October CEO Update: City Council Candidates

Oct 9, 2025

Dear Member,

On our website, we have compiled City Council Candidate answers to questions sent to them by our Public Policy Committee.  The questions are a combination of the Policy Members’ input and questions submitted by membership and the larger community.  Before completing your ballot, I hope you will take time to review the candidates’ answers.

I’ve been asked why the Chamber did not host a candidate debate or forum. We found in 2023, when we first moved from a debate event to this online Q&A model, we were able to reach far more voters, thousands actually, instead of hundreds! In addition, candidates have an opportunity to give more detailed and thoughtful answers, which in turn, helps you the voter get to know them better.   We love doing events at the Chamber; but I believe this model works better within the Chamber’s mission.

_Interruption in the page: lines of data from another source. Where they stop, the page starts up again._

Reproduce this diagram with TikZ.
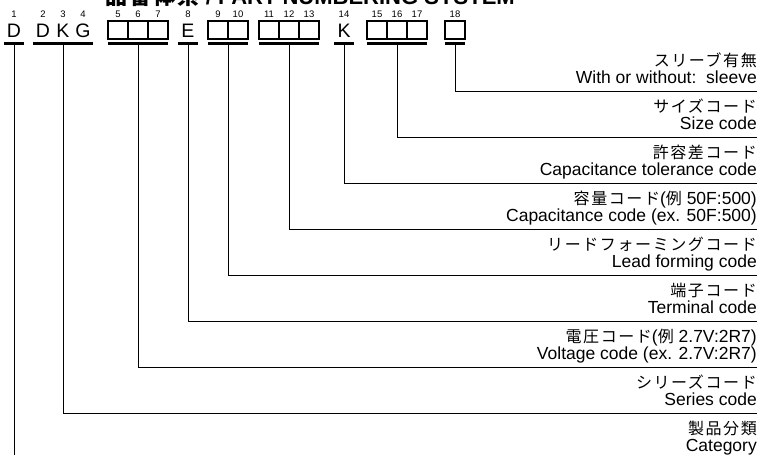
\documentclass[tikz,border=0pt]{standalone}
\usepackage{fontspec}
\setmainfont{Liberation Sans}
\newfontfamily\jp[LetterSpace=10]{Noto Sans CJK JP}
\newcommand{\lat}[1]{{\rmfamily\fontsize{17.5}{20}\selectfont #1}}
\usetikzlibrary{positioning}

\begin{document}
\begin{tikzpicture}[
    x=1pt, y=-1pt,
    font=\fontsize{17.5}{20}\selectfont,
    slot/.style={minimum width=20pt, minimum height=18pt, inner sep=0pt, outer sep=0pt},
    cell/.style={slot, draw, line width=1.1pt},
    letter/.style={slot, font=\fontsize{19.5}{22}\selectfont, text height=14pt, text depth=0pt},
    digit/.style={inner sep=0pt, font=\fontsize{9.5}{10}\selectfont},
    bar/.style={line width=3pt},
    lead/.style={line width=1pt},
    jptext/.style={anchor=base east, inner sep=0pt, font=\jp\fontsize{16}{18}\selectfont},
    entext/.style={anchor=base east, inner sep=0pt},
    title/.style={anchor=base east, inner sep=0pt, font=\fontsize{22}{24}\selectfont\bfseries}
]
\useasboundingbox (0,0) rectangle (758,455);
\clip (0,0) rectangle (758,455);

% title, cut off at the top
\node[title] (ttl) at (515,5) {{\jp\bfseries 品番体系}\ /\ PART NUMBERING SYSTEM};

% code positions
\node[letter] (p1) at (14,30) {D};
\node[letter] (p2) at (43,30) {D};
\node[letter, right=0pt of p2] (p3) {K};
\node[letter, right=0pt of p3] (p4) {G};
\node[cell] (p5) at (118,30) {};
\node[cell, right=0pt of p5] (p6) {};
\node[cell, right=0pt of p6] (p7) {};
\node[letter] (p8) at (188,30) {E};
\node[cell] (p9) at (218,30) {};
\node[cell, right=0pt of p9] (p10) {};
\node[cell] (p11) at (269,30) {};
\node[cell, right=0pt of p11] (p12) {};
\node[cell, right=0pt of p12] (p13) {};
\node[letter] (p14) at (344,30) {K};
\node[cell] (p15) at (377,30) {};
\node[cell, right=0pt of p15] (p16) {};
\node[cell, right=0pt of p16] (p17) {};
\node[cell] (p18) at (455,30) {};

% position numbers
\node[digit, above=3.5pt of p1] (d1) {1};
\node[digit, above=3.5pt of p2] (d2) {2};
\node[digit, above=3.5pt of p3] (d3) {3};
\node[digit, above=3.5pt of p4] (d4) {4};
\node[digit, above=3.5pt of p5] (d5) {5};
\node[digit, above=3.5pt of p6] (d6) {6};
\node[digit, above=3.5pt of p7] (d7) {7};
\node[digit, above=3.5pt of p8] (d8) {8};
\node[digit, above=3.5pt of p9] (d9) {9};
\node[digit, above=3.5pt of p10] (d10) {10};
\node[digit, above=3.5pt of p11] (d11) {11};
\node[digit, above=3.5pt of p12] (d12) {12};
\node[digit, above=3.5pt of p13] (d13) {13};
\node[digit, above=3.5pt of p14] (d14) {14};
\node[digit, above=3.5pt of p15] (d15) {15};
\node[digit, above=3.5pt of p16] (d16) {16};
\node[digit, above=3.5pt of p17] (d17) {17};
\node[digit, above=3.5pt of p18] (d18) {18};

% group bars
\draw[bar] ([yshift=-4.5pt]p1.south west) -- ([yshift=-4.5pt]p1.south east);
\draw[bar] ([yshift=-4.5pt]p2.south west) -- ([yshift=-4.5pt]p4.south east);
\draw[bar] ([yshift=-4.5pt]p5.south west) -- ([yshift=-4.5pt]p7.south east);
\draw[bar] ([yshift=-4.5pt]p8.south west) -- ([yshift=-4.5pt]p8.south east);
\draw[bar] ([yshift=-4.5pt]p9.south west) -- ([yshift=-4.5pt]p10.south east);
\draw[bar] ([yshift=-4.5pt]p11.south west) -- ([yshift=-4.5pt]p13.south east);
\draw[bar] ([yshift=-4.5pt]p14.south west) -- ([yshift=-4.5pt]p14.south east);
\draw[bar] ([yshift=-4.5pt]p15.south west) -- ([yshift=-4.5pt]p17.south east);
\draw[bar] ([yshift=-4.5pt]p18.south west) -- ([yshift=-4.5pt]p18.south east);

\coordinate (g1) at ([yshift=-6pt]p1.south);
\coordinate (g2) at ([yshift=-6pt]p3.south);
\coordinate (g5) at ([yshift=-6pt]p6.south);
\coordinate (g8) at ([yshift=-6pt]p8.south);
\coordinate (g9) at ([yshift=-6pt]p9.south east);
\coordinate (g11) at ([yshift=-6pt]p12.south);
\coordinate (g14) at ([yshift=-6pt]p14.south);
\coordinate (g15) at ([yshift=-6pt]p16.south);
\coordinate (g18) at ([yshift=-6pt]p18.south);

% line ends at the right
\coordinate (e18) at (757,91);
\coordinate (e15) at (757,137);
\coordinate (e14) at (757,183);
\coordinate (e11) at (757,229);
\coordinate (e9) at (757,275);
\coordinate (e8) at (757,321);
\coordinate (e5) at (757,367);
\coordinate (e2) at (757,413);
\coordinate (e1) at (757,459);

\draw[lead] (g18) |- (e18);
\draw[lead] (g15) |- (e15);
\draw[lead] (g14) |- (e14);
\draw[lead] (g11) |- (e11);
\draw[lead] (g9) |- (e9);
\draw[lead] (g8) |- (e8);
\draw[lead] (g5) |- (e5);
\draw[lead] (g2) |- (e2);
\draw[lead] (g1) |- (e1);

% labels
\node[jptext] (j18) at ([yshift=25pt]e18) {スリーブ有無};
\node[entext] (n18) at ([yshift=8pt]e18) {With or without:\ \ sleeve};
\node[jptext] (j15) at ([yshift=25pt]e15) {サイズコード};
\node[entext] (n15) at ([yshift=8pt]e15) {Size code};
\node[jptext] (j14) at ([yshift=25pt]e14) {許容差コード};
\node[entext] (n14) at ([yshift=8pt]e14) {Capacitance tolerance code};
\node[jptext] (j11) at ([yshift=25pt]e11) {容量コード\lat{(}例\lat{ 50F:500)}};
\node[entext] (n11) at ([yshift=8pt]e11) {Capacitance code (ex. 50F:500)};
\node[jptext] (j9) at ([yshift=25pt]e9) {リードフォーミングコード};
\node[entext] (n9) at ([yshift=8pt]e9) {Lead forming code};
\node[jptext] (j8) at ([yshift=25pt]e8) {端子コード};
\node[entext] (n8) at ([yshift=8pt]e8) {Terminal code};
\node[jptext] (j5) at ([yshift=25pt]e5) {電圧コード\lat{(}例\lat{ 2.7V:2R7)}};
\node[entext] (n5) at ([yshift=8pt]e5) {Voltage code (ex. 2.7V:2R7)};
\node[jptext] (j2) at ([yshift=25pt]e2) {シリーズコード};
\node[entext] (n2) at ([yshift=8pt]e2) {Series code};
\node[jptext] (j1) at ([yshift=25pt]e1) {製品分類};
\node[entext] (n1) at ([yshift=8pt]e1) {Category};
\end{tikzpicture}
\end{document}
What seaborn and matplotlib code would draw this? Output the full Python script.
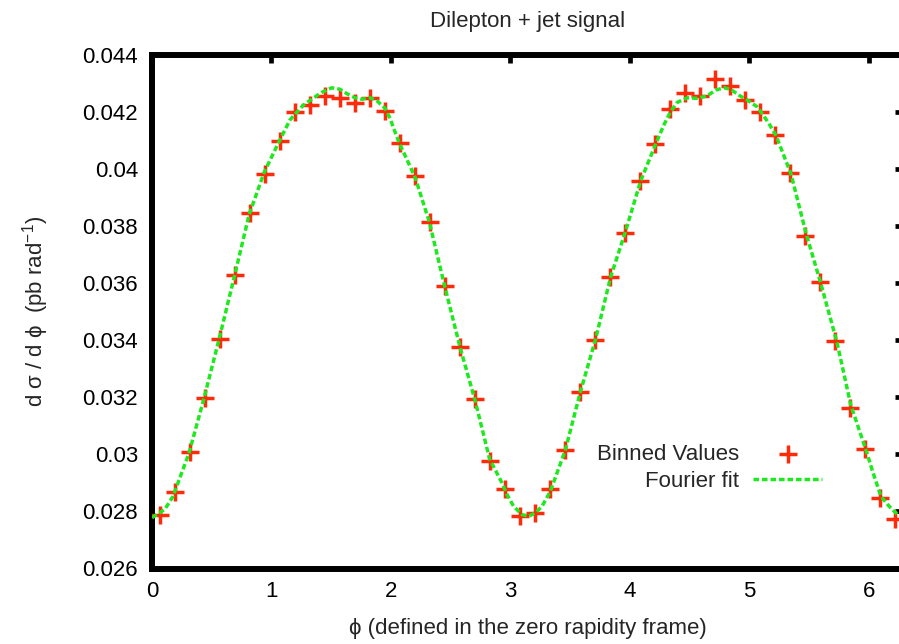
import matplotlib
matplotlib.use("Agg")
import matplotlib.pyplot as plt
import seaborn as sns
import pandas as pd

# ---------------- data ----------------
bin_centers = [0.0628, 0.1885, 0.3142, 0.4398, 0.5655, 0.6912, 0.8168, 0.9425, 1.0681, 1.1938,
               1.3195, 1.4451, 1.5708, 1.6965, 1.8221, 1.9478, 2.0735, 2.1991, 2.3248, 2.4504,
               2.5761, 2.7018, 2.8274, 2.9531, 3.0788, 3.2044, 3.3301, 3.4558, 3.5814, 3.7071,
               3.8327, 3.9584, 4.0841, 4.2097, 4.3354, 4.4611, 4.5867, 4.7124, 4.8381, 4.9637,
               5.0894, 5.2150, 5.3407, 5.4664, 5.5920, 5.7177, 5.8434, 5.9690, 6.0947, 6.2204]
binned_values = [0.02789, 0.02869, 0.03009, 0.03197, 0.03404, 0.03630, 0.03846, 0.03983, 0.04098, 0.04201,
                 0.04225, 0.04256, 0.04251, 0.04232, 0.04249, 0.04204, 0.04090, 0.03976, 0.03813, 0.03592,
                 0.03375, 0.03193, 0.02976, 0.02880, 0.02783, 0.02793, 0.02880, 0.03015, 0.03220, 0.03402,
                 0.03623, 0.03777, 0.03957, 0.04087, 0.04209, 0.04267, 0.04256, 0.04315, 0.04292, 0.04242,
                 0.04201, 0.04121, 0.03986, 0.03767, 0.03603, 0.03396, 0.03162, 0.03018, 0.02847, 0.02775]

fit_phi = [0.000, 0.1065, 0.176, 0.310, 0.436, 0.562, 0.693, 0.813, 0.939, 1.065,
           1.154, 1.196, 1.266, 1.336, 1.420, 1.504, 1.573, 1.629, 1.699, 1.755,
           1.825, 1.886, 1.951, 1.992, 2.034, 2.070, 2.202, 2.322, 2.448, 2.579,
           2.705, 2.825, 2.929, 2.971, 3.026, 3.096, 3.152, 3.208, 3.264, 3.334,
           3.459, 3.585, 3.711, 3.837, 3.962, 4.088, 4.214, 4.283, 4.339, 4.396,
           4.479, 4.563, 4.647, 4.717, 4.786, 4.842, 4.912, 4.982, 5.066, 5.163,
           5.225, 5.348, 5.474, 5.597, 5.731, 5.848, 5.983, 6.030, 6.100, 6.169,
           6.240, 6.2832]
fit_values = [0.02778, 0.02807, 0.02853, 0.03005, 0.03198, 0.03405, 0.03630, 0.03841, 0.03989, 0.04098,
              0.04172, 0.04192, 0.04224, 0.04245, 0.04269, 0.04285, 0.04280, 0.04265, 0.04250, 0.04245,
              0.04250, 0.04238, 0.04213, 0.04178, 0.04130, 0.04091, 0.03971, 0.03813, 0.03592, 0.03374,
              0.03187, 0.02984, 0.02900, 0.02859, 0.02818, 0.02789, 0.02783, 0.02795, 0.02818, 0.02871,
              0.03015, 0.03219, 0.03402, 0.03620, 0.03781, 0.03957, 0.04087, 0.04154, 0.04201, 0.04234,
              0.04250, 0.04248, 0.04257, 0.04277, 0.04285, 0.04280, 0.04259, 0.04242, 0.04218, 0.04160,
              0.04115, 0.03982, 0.03774, 0.03599, 0.03395, 0.03173, 0.03005, 0.02941, 0.02853, 0.02818,
              0.02789, 0.02778]

x_ticks = [0, 1, 2, 3, 4, 5, 6]
x_tick_labels = ["0", "1", "2", "3", "4", "5", "6"]
y_ticks = [0.026, 0.028, 0.030, 0.032, 0.034, 0.036, 0.038, 0.040, 0.042, 0.044]
y_tick_labels = ["0.026", "0.028", "0.03", "0.032", "0.034", "0.036", "0.038", "0.04", "0.042", "0.044"]

title_text = "Dilepton + jet signal"
x_label = "\u03d5 (defined in the zero rapidity frame)"
y_label = "d \u03c3 / d \u03d5  (pb rad$^{-1}$)"
label_points = "Binned Values"
label_fit = "Fourier fit"

# ---------------- style ----------------
sns.set_style("white")
plt.rcParams["font.family"] = ["Liberation Sans", "DejaVu Sans"]
plt.rcParams["mathtext.fontset"] = "custom"
plt.rcParams["mathtext.rm"] = "Liberation Sans"
plt.rcParams["mathtext.it"] = "Liberation Sans:italic"
plt.rcParams["mathtext.bf"] = "Liberation Sans:bold"

FS = 16

df_pts = pd.DataFrame({"phi": bin_centers, "val": binned_values})
df_fit = pd.DataFrame({"phi": fit_phi, "val": fit_values})

fig = plt.figure(figsize=(8.99, 6.44), dpi=100)
ax = fig.add_axes([152 / 899, (644 - 568.5) / 644, 750.8 / 899, 513.5 / 644])

sns.scatterplot(data=df_pts, x="phi", y="val", ax=ax, marker="+", s=165,
                color="#ff2a0a", linewidth=2.5, label=label_points, zorder=3)
sns.lineplot(data=df_fit, x="phi", y="val", ax=ax, color="#1ee81e", linewidth=2.5,
             linestyle=(0, (1.6, 0.85)), sort=False, estimator=None,
             label=label_fit, zorder=4)

ax.set_xlim(0, 6.2832)
ax.set_ylim(0.026, 0.044)
ax.set_xticks(x_ticks)
ax.set_xticklabels(x_tick_labels)
ax.set_yticks(y_ticks)
ax.set_yticklabels(y_tick_labels)

for side in ["left", "right", "top", "bottom"]:
    ax.spines[side].set_visible(True)
    ax.spines[side].set_linewidth(4.3)
    ax.spines[side].set_color("black")

ax.tick_params(axis="both", which="both", direction="in", length=6, width=3.4,
               color="black", labelsize=FS, top=True, right=True,
               labelcolor="black")
ax.tick_params(axis="y", pad=10)
ax.tick_params(axis="x", pad=9)

ax.set_title(title_text, fontsize=FS, pad=20)
ax.set_xlabel(x_label, fontsize=FS)
ax.set_ylabel(y_label, fontsize=FS)
ax.xaxis.set_label_coords(0.5, -0.097)
ax.yaxis.set_label_coords(-0.134, 0.5)

leg = ax.legend(loc="center right", bbox_to_anchor=(822 / 899, 1 - 468 / 644),
                bbox_transform=fig.transFigure, frameon=False, markerfirst=False,
                fontsize=FS, handlelength=3.1, handletextpad=0.65,
                labelspacing=0.25, borderpad=0, borderaxespad=0)

fig.savefig("out.png", dpi=100)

When I vote this year, I’ll be keeping in mind a Chamber belief that business is foundational to a great community. But it’s not just having businesses in your community- they need to be thriving businesses.  In the many minimum wage conversations I’ve been in recently, I heard a comment to a business owner, “…at what point does a minimum wage increase actually make you close your business or move it?”  While I understand what I believe to be the intent of this question- the desire to balance the needs of workers and business, I question the mindset from which it is asked. We should not expect or settle for a community where the small business owner is pushed to the very edge of closing or moving shop by burdensome regulation. In this scenario, life and each work day will be difficult for both the employer and employee. Instead, let’s remember that lives are improved with increasing prosperity. For many, the path to prosperity starts with good jobs at all levels and good jobs come from healthy employers that have the confidence to grow and innovate.

In another meeting, a small business owner asked about the bookkeeping services of another local small business owner. The question wasn’t for herself but rather her employee who was just starting their own business. I thought about that for a bit in light of the minimum wage conversation. This is a natural progression of business growth, an employer hires someone, teaches them a trade or how to run a business and that employee leaves to start another business. Their absence leaves an opportunity for the next person to enter the workforce and the cycle begins again. This cycle and the training employers provide has been discussed over and over in the minimum wage conversations. It is just one reason strong businesses are foundational to a community. When you walk into a small business, you’re not walking into just a restaurant or bookshop or an autoshop; you’re walking into an owner’s dream, their life savings and investment. You’re also walking into a place where valuable lessons of business education and apprenticeship are taking place.

In the candidate questions, you’ll see that we certainly ask about minimum wage, but other topics too. In Longmont, we value businesses of all sizes and see them as foundational to our community. I encourage you to remember this as you review the candidates’ answers and complete your ballot.